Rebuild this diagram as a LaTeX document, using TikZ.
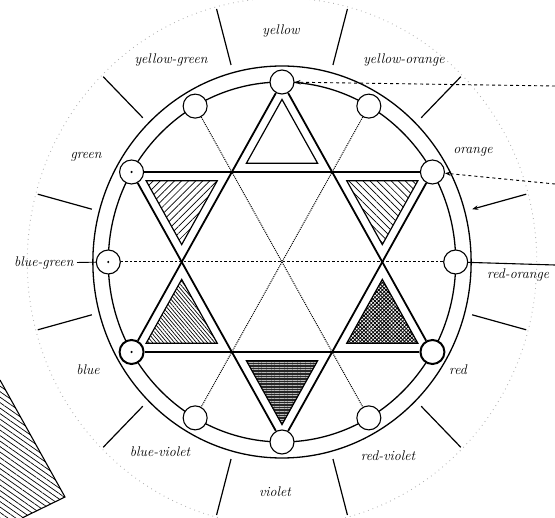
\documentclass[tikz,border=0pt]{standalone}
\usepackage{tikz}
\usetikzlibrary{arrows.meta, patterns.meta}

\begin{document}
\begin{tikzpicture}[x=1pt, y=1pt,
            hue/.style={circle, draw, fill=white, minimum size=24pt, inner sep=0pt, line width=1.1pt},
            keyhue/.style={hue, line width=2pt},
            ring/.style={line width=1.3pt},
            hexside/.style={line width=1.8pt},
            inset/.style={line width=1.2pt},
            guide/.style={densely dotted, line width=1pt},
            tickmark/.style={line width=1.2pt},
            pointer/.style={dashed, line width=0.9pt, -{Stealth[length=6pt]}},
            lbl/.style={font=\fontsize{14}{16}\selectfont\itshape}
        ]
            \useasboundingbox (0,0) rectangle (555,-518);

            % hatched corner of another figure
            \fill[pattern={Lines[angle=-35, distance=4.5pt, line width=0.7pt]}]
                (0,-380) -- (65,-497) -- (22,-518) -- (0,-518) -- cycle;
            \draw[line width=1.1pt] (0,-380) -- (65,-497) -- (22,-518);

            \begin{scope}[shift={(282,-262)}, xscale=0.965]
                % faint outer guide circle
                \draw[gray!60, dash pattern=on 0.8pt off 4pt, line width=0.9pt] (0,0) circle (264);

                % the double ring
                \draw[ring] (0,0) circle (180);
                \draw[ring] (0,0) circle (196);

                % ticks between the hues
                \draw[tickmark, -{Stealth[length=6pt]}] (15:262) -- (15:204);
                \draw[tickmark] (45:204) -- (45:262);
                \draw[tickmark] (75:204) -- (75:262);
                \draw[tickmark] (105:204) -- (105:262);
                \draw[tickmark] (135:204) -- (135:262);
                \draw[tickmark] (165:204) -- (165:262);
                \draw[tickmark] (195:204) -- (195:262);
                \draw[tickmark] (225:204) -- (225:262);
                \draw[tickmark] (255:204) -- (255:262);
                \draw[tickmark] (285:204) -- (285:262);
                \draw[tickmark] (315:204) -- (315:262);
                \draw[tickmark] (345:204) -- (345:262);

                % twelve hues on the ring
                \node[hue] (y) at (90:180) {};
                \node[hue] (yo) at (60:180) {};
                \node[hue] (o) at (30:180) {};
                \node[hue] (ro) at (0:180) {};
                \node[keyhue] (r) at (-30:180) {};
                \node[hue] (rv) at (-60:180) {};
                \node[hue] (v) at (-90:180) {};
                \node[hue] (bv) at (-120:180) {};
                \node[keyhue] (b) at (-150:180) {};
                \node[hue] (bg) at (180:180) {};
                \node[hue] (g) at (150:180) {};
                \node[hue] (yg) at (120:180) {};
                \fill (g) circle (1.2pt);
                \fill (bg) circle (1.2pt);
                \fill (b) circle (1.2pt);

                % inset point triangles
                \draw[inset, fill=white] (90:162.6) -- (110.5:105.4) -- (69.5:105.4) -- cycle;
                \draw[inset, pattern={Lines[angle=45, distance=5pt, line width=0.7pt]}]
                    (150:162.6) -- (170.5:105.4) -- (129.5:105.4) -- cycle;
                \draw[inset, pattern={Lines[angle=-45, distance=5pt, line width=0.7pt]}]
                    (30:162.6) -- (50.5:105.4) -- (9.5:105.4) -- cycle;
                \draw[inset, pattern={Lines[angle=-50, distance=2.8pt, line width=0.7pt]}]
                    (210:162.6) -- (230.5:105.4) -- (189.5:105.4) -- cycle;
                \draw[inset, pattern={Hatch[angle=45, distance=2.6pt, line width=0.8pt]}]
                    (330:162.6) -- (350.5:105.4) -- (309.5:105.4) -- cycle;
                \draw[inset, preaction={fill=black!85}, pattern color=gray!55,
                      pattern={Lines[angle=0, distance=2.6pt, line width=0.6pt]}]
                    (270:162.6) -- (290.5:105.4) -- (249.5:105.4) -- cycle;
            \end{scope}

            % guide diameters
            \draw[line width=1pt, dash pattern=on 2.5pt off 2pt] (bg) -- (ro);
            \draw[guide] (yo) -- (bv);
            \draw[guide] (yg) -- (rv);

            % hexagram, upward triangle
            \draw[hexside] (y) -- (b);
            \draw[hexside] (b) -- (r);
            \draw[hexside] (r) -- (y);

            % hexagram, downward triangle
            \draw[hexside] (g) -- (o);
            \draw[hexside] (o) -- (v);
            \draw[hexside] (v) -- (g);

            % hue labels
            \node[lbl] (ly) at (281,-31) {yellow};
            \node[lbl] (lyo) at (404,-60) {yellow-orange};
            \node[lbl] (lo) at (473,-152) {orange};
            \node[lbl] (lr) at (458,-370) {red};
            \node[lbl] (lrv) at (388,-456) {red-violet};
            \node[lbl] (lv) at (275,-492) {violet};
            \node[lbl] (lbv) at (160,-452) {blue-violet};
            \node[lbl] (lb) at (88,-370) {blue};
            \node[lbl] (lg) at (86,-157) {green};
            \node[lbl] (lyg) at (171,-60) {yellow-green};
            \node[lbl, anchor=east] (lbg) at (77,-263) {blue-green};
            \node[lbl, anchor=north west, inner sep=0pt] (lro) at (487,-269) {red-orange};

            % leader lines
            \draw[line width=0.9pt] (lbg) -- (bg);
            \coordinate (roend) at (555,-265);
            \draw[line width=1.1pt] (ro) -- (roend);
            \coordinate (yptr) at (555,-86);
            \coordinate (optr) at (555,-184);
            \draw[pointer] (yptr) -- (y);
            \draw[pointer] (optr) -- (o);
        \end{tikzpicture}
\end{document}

+-------+

TASK TO CARRY OUT: Return the material exactly as given, apart from the pictures.

FINAL RESULT:
Rebuild this diagram as a LaTeX document, using TikZ.
\documentclass[tikz,border=0pt]{standalone}
\usepackage{tikz}
\usetikzlibrary{arrows.meta, patterns.meta}

\begin{document}
\begin{tikzpicture}[x=1pt, y=1pt,
            hue/.style={circle, draw, fill=white, minimum size=24pt, inner sep=0pt, line width=1.1pt},
            keyhue/.style={hue, line width=2pt},
            ring/.style={line width=1.3pt},
            hexside/.style={line width=1.8pt},
            inset/.style={line width=1.2pt},
            guide/.style={densely dotted, line width=1pt},
            tickmark/.style={line width=1.2pt},
            pointer/.style={dashed, line width=0.9pt, -{Stealth[length=6pt]}},
            lbl/.style={font=\fontsize{14}{16}\selectfont\itshape}
        ]
            \useasboundingbox (0,0) rectangle (555,-518);

            % hatched corner of another figure
            \fill[pattern={Lines[angle=-35, distance=4.5pt, line width=0.7pt]}]
                (0,-380) -- (65,-497) -- (22,-518) -- (0,-518) -- cycle;
            \draw[line width=1.1pt] (0,-380) -- (65,-497) -- (22,-518);

            \begin{scope}[shift={(282,-262)}, xscale=0.965]
                % faint outer guide circle
                \draw[gray!60, dash pattern=on 0.8pt off 4pt, line width=0.9pt] (0,0) circle (264);

                % the double ring
                \draw[ring] (0,0) circle (180);
                \draw[ring] (0,0) circle (196);

                % ticks between the hues
                \draw[tickmark, -{Stealth[length=6pt]}] (15:262) -- (15:204);
                \draw[tickmark] (45:204) -- (45:262);
                \draw[tickmark] (75:204) -- (75:262);
                \draw[tickmark] (105:204) -- (105:262);
                \draw[tickmark] (135:204) -- (135:262);
                \draw[tickmark] (165:204) -- (165:262);
                \draw[tickmark] (195:204) -- (195:262);
                \draw[tickmark] (225:204) -- (225:262);
                \draw[tickmark] (255:204) -- (255:262);
                \draw[tickmark] (285:204) -- (285:262);
                \draw[tickmark] (315:204) -- (315:262);
                \draw[tickmark] (345:204) -- (345:262);

                % twelve hues on the ring
                \node[hue] (y) at (90:180) {};
                \node[hue] (yo) at (60:180) {};
                \node[hue] (o) at (30:180) {};
                \node[hue] (ro) at (0:180) {};
                \node[keyhue] (r) at (-30:180) {};
                \node[hue] (rv) at (-60:180) {};
                \node[hue] (v) at (-90:180) {};
                \node[hue] (bv) at (-120:180) {};
                \node[keyhue] (b) at (-150:180) {};
                \node[hue] (bg) at (180:180) {};
                \node[hue] (g) at (150:180) {};
                \node[hue] (yg) at (120:180) {};
                \fill (g) circle (1.2pt);
                \fill (bg) circle (1.2pt);
                \fill (b) circle (1.2pt);

                % inset point triangles
                \draw[inset, fill=white] (90:162.6) -- (110.5:105.4) -- (69.5:105.4) -- cycle;
                \draw[inset, pattern={Lines[angle=45, distance=5pt, line width=0.7pt]}]
                    (150:162.6) -- (170.5:105.4) -- (129.5:105.4) -- cycle;
                \draw[inset, pattern={Lines[angle=-45, distance=5pt, line width=0.7pt]}]
                    (30:162.6) -- (50.5:105.4) -- (9.5:105.4) -- cycle;
                \draw[inset, pattern={Lines[angle=-50, distance=2.8pt, line width=0.7pt]}]
                    (210:162.6) -- (230.5:105.4) -- (189.5:105.4) -- cycle;
                \draw[inset, pattern={Hatch[angle=45, distance=2.6pt, line width=0.8pt]}]
                    (330:162.6) -- (350.5:105.4) -- (309.5:105.4) -- cycle;
                \draw[inset, preaction={fill=black!85}, pattern color=gray!55,
                      pattern={Lines[angle=0, distance=2.6pt, line width=0.6pt]}]
                    (270:162.6) -- (290.5:105.4) -- (249.5:105.4) -- cycle;
            \end{scope}

            % guide diameters
            \draw[line width=1pt, dash pattern=on 2.5pt off 2pt] (bg) -- (ro);
            \draw[guide] (yo) -- (bv);
            \draw[guide] (yg) -- (rv);

            % hexagram, upward triangle
            \draw[hexside] (y) -- (b);
            \draw[hexside] (b) -- (r);
            \draw[hexside] (r) -- (y);

            % hexagram, downward triangle
            \draw[hexside] (g) -- (o);
            \draw[hexside] (o) -- (v);
            \draw[hexside] (v) -- (g);

            % hue labels
            \node[lbl] (ly) at (281,-31) {yellow};
            \node[lbl] (lyo) at (404,-60) {yellow-orange};
            \node[lbl] (lo) at (473,-152) {orange};
            \node[lbl] (lr) at (458,-370) {red};
            \node[lbl] (lrv) at (388,-456) {red-violet};
            \node[lbl] (lv) at (275,-492) {violet};
            \node[lbl] (lbv) at (160,-452) {blue-violet};
            \node[lbl] (lb) at (88,-370) {blue};
            \node[lbl] (lg) at (86,-157) {green};
            \node[lbl] (lyg) at (171,-60) {yellow-green};
            \node[lbl, anchor=east] (lbg) at (77,-263) {blue-green};
            \node[lbl, anchor=north west, inner sep=0pt] (lro) at (487,-269) {red-orange};

            % leader lines
            \draw[line width=0.9pt] (lbg) -- (bg);
            \coordinate (roend) at (555,-265);
            \draw[line width=1.1pt] (ro) -- (roend);
            \coordinate (yptr) at (555,-86);
            \coordinate (optr) at (555,-184);
            \draw[pointer] (yptr) -- (y);
            \draw[pointer] (optr) -- (o);
        \end{tikzpicture}
\end{document}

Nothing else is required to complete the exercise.